In any case, most of the signs have been with us for a while now. I can report that March came in like a lamb, but seeing how screwy the weather has become, I have no idea what sort of animal its departure is going to resemble. Maybe a bumblebee bat or a star-nosed mole. I’ll let you know.
Yesterday we rowed to Sant’ Erasmo to forage for some carletti. Unhappily, we didn’t find any at all, which is slightly disturbing (check one “sign of spring” off the life list). So we brought home a big bag full of dandelion greens instead. Lino’s happy because he says it’s good for “purifying the blood.” My grandfather did the same, he said, by dosing himself with blackstrap molasses. That’ll wake you up, no matter what it may do to your blood. I intuit that this instinct is somehow related to the rousing-from-winter-lethargy/hibernation process we watch on the Discovery Channel.

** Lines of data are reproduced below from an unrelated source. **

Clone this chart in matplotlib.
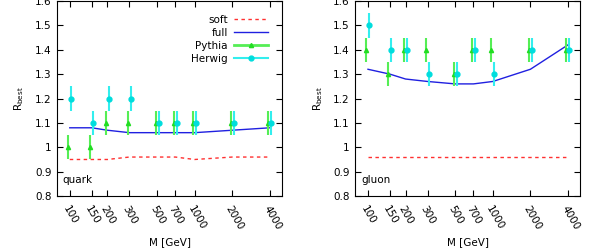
import numpy as np
import matplotlib
matplotlib.use("Agg")
from matplotlib import pyplot as plt
from matplotlib.lines import Line2D

masses = [100, 150, 200, 300, 500, 700, 1000, 2000, 4000]
tick_labels = ["100", "150", "200", "300", "500", "700", "1000", "2000", "4000"]

quark_soft = [0.95, 0.95, 0.95, 0.96, 0.96, 0.96, 0.95, 0.96, 0.96]
quark_full = [1.08, 1.08, 1.07, 1.06, 1.06, 1.06, 1.06, 1.07, 1.08]
quark_pythia = [1.0, 1.0, 1.1, 1.1, 1.1, 1.1, 1.1, 1.1, 1.1]
quark_herwig = [1.2, 1.1, 1.2, 1.2, 1.1, 1.1, 1.1, 1.1, 1.1]

gluon_soft = [0.96, 0.96, 0.96, 0.96, 0.96, 0.96, 0.96, 0.96, 0.96]
gluon_full = [1.32, 1.30, 1.28, 1.27, 1.26, 1.26, 1.27, 1.32, 1.42]
gluon_pythia = [1.4, 1.3, 1.4, 1.4, 1.3, 1.4, 1.4, 1.4, 1.4]
gluon_herwig = [1.5, 1.4, 1.4, 1.3, 1.3, 1.4, 1.3, 1.4, 1.4]

err = 0.05
shift = 1.028

SOFT_C = "#ff3030"
FULL_C = "#2020e0"
PYTH_C = "#22dd22"
PYTH_E = "#55ee55"
HERW_C = "#00dddd"
HERW_E = "#33eeee"

plt.rcParams["font.family"] = "DejaVu Sans"
plt.rcParams["font.size"] = 7.5

fig = plt.figure(figsize=(5.98, 2.52), dpi=100)
ax1 = fig.add_axes([0.0953, 0.222, 0.3763, 0.774])
ax2 = fig.add_axes([0.594, 0.222, 0.376, 0.774])


def draw_panel(ax, soft, full, pythia, herwig, name, legend):
    m = np.array(masses, dtype=float)
    ax.plot(m, soft, color=SOFT_C, lw=1, ls=(0, (2.5, 2.5)))
    ax.plot(m, full, color=FULL_C, lw=1)
    ax.errorbar(m / shift, pythia, yerr=err, fmt="^", ms=3, color=PYTH_C,
                ecolor=PYTH_E, elinewidth=1.5, capsize=0)
    ax.errorbar(m * shift, herwig, yerr=err, fmt="o", ms=3.5, color=HERW_C,
                ecolor=HERW_E, elinewidth=1.5, capsize=0)
    ax.set_xscale("log")
    ax.set_xlim(79, 5000)
    ax.set_ylim(0.8, 1.6)
    ax.set_xticks(masses)
    ax.set_xticklabels(tick_labels, rotation=-60, ha="left", va="top",
                       rotation_mode="anchor")
    ax.xaxis.set_minor_locator(matplotlib.ticker.NullLocator())
    ax.set_yticks([0.8, 0.9, 1.0, 1.1, 1.2, 1.3, 1.4, 1.5, 1.6])
    ax.set_yticklabels(["0.8", "0.9", "1", "1.1", "1.2", "1.3", "1.4", "1.5", "1.6"])
    ax.tick_params(direction="in", top=True, right=True, length=4, width=0.8, pad=4)
    ax.tick_params(axis="x", pad=6)
    ax.set_xlabel("M [GeV]", labelpad=4)
    ax.set_ylabel(r"R$_{\mathrm{best}}$", labelpad=6)
    ax.text(88, 0.855, name)
    if legend:
        handles = [
            Line2D([], [], color=SOFT_C, lw=1, ls=(0, (2.5, 2.5))),
            Line2D([], [], color=FULL_C, lw=1),
            Line2D([], [], color=PYTH_E, lw=2, marker="^", ms=3,
                   markerfacecolor=PYTH_C, markeredgecolor=PYTH_C),
            Line2D([], [], color=HERW_E, lw=1.5, marker="o", ms=3.5,
                   markerfacecolor=HERW_C, markeredgecolor=HERW_C),
        ]
        ax.legend(handles, ["soft", "full", "Pythia", "Herwig"],
                  loc="upper right", frameon=False, markerfirst=False,
                  handlelength=3.3, labelspacing=0.3, borderaxespad=1.1,
                  handletextpad=0.6, borderpad=0.2)


draw_panel(ax1, quark_soft, quark_full, quark_pythia, quark_herwig, "quark", True)
draw_panel(ax2, gluon_soft, gluon_full, gluon_pythia, gluon_herwig, "gluon", False)

fig.savefig("out.png", dpi=100)
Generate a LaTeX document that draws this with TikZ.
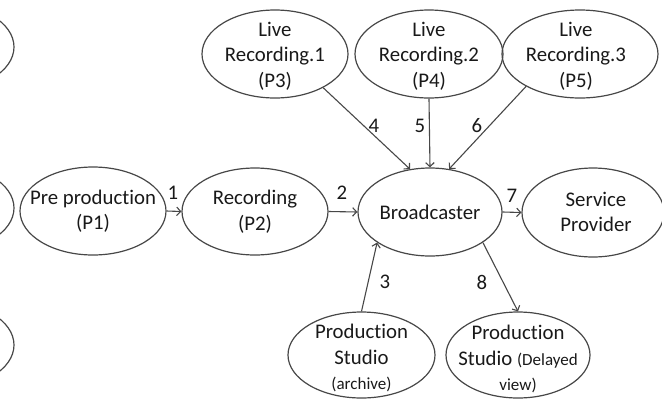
\documentclass[tikz,border=0pt]{standalone}
\usepackage{fontspec}
\setmainfont{Carlito}[Ligatures=NoCommon]
\usetikzlibrary{shapes.geometric,arrows.meta}
\newcommand{\smallfont}{\fontsize{17}{21}\selectfont}
\begin{document}
\begin{tikzpicture}[x=1pt,y=-1pt,
  bubble/.style={ellipse, draw=black!72, line width=1.2pt, inner sep=0pt,
    minimum width=146pt, minimum height=88pt},
  txt/.style={align=center, inner sep=0pt, text=black!90,
    font=\fontsize{20.8}{25.5}\selectfont},
  lbl/.style={inner sep=0pt, text=black!90, font=\fontsize{20.8}{24}\selectfont},
  flow/.style={draw=black!72, line width=1.1pt,
    -{Straight Barb[length=4pt,width=8.5pt,line width=1.1pt]}}]
\useasboundingbox (0,0) rectangle (662,400);
\clip (0,0) rectangle (662,400);

% partly hidden processes at the left margin
\node[bubble] (h1) at (-59,47) {};
\node[bubble] (h2) at (-59,208) {};
\node[bubble] (h3) at (-59,345) {};

% process bubbles
\node[bubble] (pre) at (93,211) {};
\node[bubble, minimum height=87pt] (rec) at (255,211.5) {};
\node[bubble, minimum width=144pt] (bc) at (430,212) {};
\node[bubble, minimum width=142pt, minimum height=89pt] (sp) at (593,212.5) {};
\node[bubble] (l1) at (275,54) {};
\node[bubble, minimum width=148pt] (l2) at (429,54) {};
\node[bubble, minimum width=156pt] (l3) at (580,54) {};
\node[bubble, minimum width=147pt, minimum height=86pt] (ps1) at (361.5,355) {};
\node[bubble, minimum width=144pt, minimum height=86pt] (ps2) at (518,355) {};

% bubble texts
\node[txt] (pret) at (pre) {Pre production\\(P1)};
\node[txt] (rect) at (rec) {Recording\\(P2)};
\node[txt] (bct) at (bc) {Broadcaster};
\node[txt] (spt) at (596,212) {Service\\Provider};
\node[txt] (l1t) at (275,56) {Live\\Recording.1\\(P3)};
\node[txt] (l2t) at (429,56) {Live\\Recording.2\\(P4)};
\node[txt] (l3t) at (576,56) {Live\\Recording.3\\(P5)};
\node[txt] (ps1t) at (361.5,358) {Production\\Studio\\{\smallfont(archive)}};
\node[txt] (ps2t) at (518,359) {Production\\Studio {\smallfont(Delayed}\\{\smallfont view)}};

% data flows
\draw[flow] (pre.east) -- (rec.west);
\draw[flow] (rec.east) -- (bc.west);
\draw[flow] (bc.east) -- (sp.west);
\draw[flow] (l1.-35.6) -- (bc.115);
\draw[flow] (l2.south) -- (bc.north);
\draw[flow] (l3.211.7) -- (bc.66.8);
\draw[flow] (ps1.north) -- (bc.210.8);
\draw[flow] (bc.-30.8) -- (ps2.north);

% flow numbers
\node[lbl] (n1) at (173,193) {1};
\node[lbl] (n2) at (342,193) {2};
\node[lbl] (n3) at (385,282) {3};
\node[lbl] (n4) at (374,126) {4};
\node[lbl] (n5) at (420,126) {5};
\node[lbl] (n6) at (477,126) {6};
\node[lbl] (n7) at (512,196) {7};
\node[lbl] (n8) at (482,282) {8};
\end{tikzpicture}
\end{document}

Speaking of rousing, though, I am still awaiting one fundamental sign of spring, which is the blackbirds singing at dawn. Every year I have heard one — evidently assigned to our neighborhood by the Chief Herald — which began to sing exactly at 4:00 AM. It was uncanny. I’m not saying I’ve been getting up at that hour specifically to hear it, though it would certainly be worth it. But considering that I’m up anyway, its solitary cadenzas always made the morning beautiful even while it was still dark.
So far, I’ve heard one (1) blackbird singing at 6:30 PM. Of course it can sing whenever it wants to, but I cannot fathom why I’m not hearing any before then. Frankly, I don’t understand how the sun — or me, for that matter — has managed to rise without it.
At any rate, my favorite phase of spring is already past. Anybody can love spring when the flowers begin to bloom (I’ve already seen early blossoms sneaking out of their buds on a few plum and almond trees, and of course there will be a deluge of jasmine and wisteria before long). But I love spring when the weather is still cold and unfriendly but you can just begin to detect tiny wisps of earlier sunlight and see even tinier buds on the trees just beginning to expand with their extremely tiny leaves, awaiting some signal I’ll never detect.
Once the daffodils come out, spring is so obvious that I consider it to be essentially over.